A selection of Cartier-Bresson’s photographs, along with one of his disciples, Craig Semetko, currently graces the raw brick walls of the new gallery space on Main Avenue. It was a coup for Open Shutter to secure an exhibit of such stature, and Dudley credits Gallery Manager Brandon Donahue for the success. “The opportunity to see more than 25 of Cartier-Bresson’s images all together can only be seen at New York’s Museum of Modern Art, the International Center for Photography and the Cartier-Bresson Foundation. It is a significant show and is gratifying to present the show to the community,” Donahue offered.

Last year, when Dudley and Donahue were planning for their 2008 season, they looked to two publications that showcase black-and-white photography. “We were paging through B & W mag and saw this advertisement for a private collection of Cartier-Bresson’s work,” Dudley said as she flipped to the ad in the back of the magazine. Donahue proceeded to call the collector and arranged the exhibition of the famed photographer’s work, which was scheduled as Open Shutter’s grand reopening exhibit.

Considered the father of candid or “street” photography, Cartier-Bresson has influenced decades of photographers through his fresh approach to photojournalism. By the time of his death in 2004, his photographs were widely collected and selling in the $10,000 range. In keeping with Open Shutter’s practice of presenting affordable photography and showcasing emerging photographers, Dudley and Donahue set out to pair Cartier-Bresson’s pictures with another photographer whose work embodies similar qualities to the master’s.

In a moment of simultaneous recognition, an image by Los Angeles photographer Craig Semetko, who had stopped by the gallery a few years back, sprung into their minds. “Paris” is memorable as the hilarious portrait of a business-suited Parisian man walking down a tree-lined boulevard with a parcel of rolled up tissue paper extending from his nose. Though he “almost dropped to the floor” when he was asked to show with the heavy weight Cartier-Bresson, Semetko accepted immediately. The exhibit, “Street Photography: From Classic to Contemporary,” was born.

Gallery-goers take in the Open Shuttershow, which will be on display through the end of July. /Photo by David Halterman.

A stand-up comic in addition to being a photographer, Semetko writes in his artist statement, “I look for funny. If I see something that amuses me, I press the shutter. It’s that simple. If I did my job right, you can feel the delight I, myself, felt when a dapper man walked by me jauntily with what appeared to be a tampon sticking out of his nose.”

“Paris” is just one of the many quirky and curious images presented by Semetko. “None of the pictures were staged,” he continues, so he must have been giddy when he saw the natural set up for his photograph, “Balloons.” Seeing this image, one wonders if the goddesses of “snap shooting” were daring him to click the shutter. Also, “Laughing Marilyn” seems like a dream come true for a street photographer or anyone who is drawn to juxtaposition, interesting compositions, humor and a bit of mystery.

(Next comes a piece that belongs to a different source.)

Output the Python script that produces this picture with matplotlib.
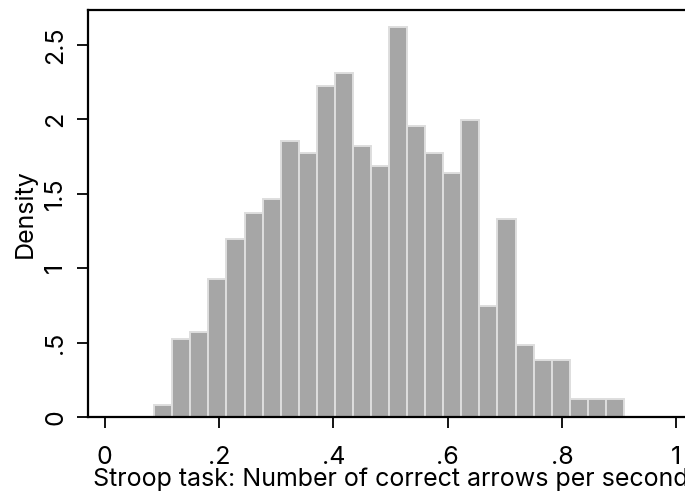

Capturing images that, as Dudley puts it, “bring up questions” is what Cartier-Bresson and Semetko do well. Their photographs present our humanness by exposing the private moments in which our triumphs and vulnerabilities are expressed. Cartier-Bresson’s “Barrio Chino, Barcelona, Spain, 1933” pictures a sleeping man in profile, his mouth agape, with a chalk drawing on the wall above his head that pictures a sleeping man in profile. The photographer was at the right place and time to find this delicious slice of life. His famous shot of the boy striding through a Paris street with a magnum bottle under each arm, “Rue Mouffetard, Paris, 1952,”presents an image of youthful confidence that is touching.

Cartier-Bresson “prowled the streets all day, feeling very strung up and ready to pounce, determined to ‘trap’ life, to preserve the life in the act of living.” Similarly, though, with perhaps a more gentle approach, Semetko spends his days on the streets. “I’m trying to tell a story with interesting characters in a single frame. This requires a great deal of wandering around aimlessly with an empty head – a skill my teachers told me I have a gift for – only now I carry a camera to record all the strange and beautiful things that happen in front of me. In the words of my favorite photographer, Henri Cartier-Bresson, ‘Photography is nothing – it’s life that interests me.’”

To learn more about the life and work of Henri Cartier-Bresson, art historian Marilee Jantzer-White will offer a lecture Fri., July 25, from 6-9 p.m. at the gallery. It is free and open to the public. •

“Street Photography: From Classic to Contemporary” is on view through July 30 at the Open Shutter Gallery, 735 Main Ave., in Durango. Gallery hours are 10 a.m.-10 p.m., seven days a week.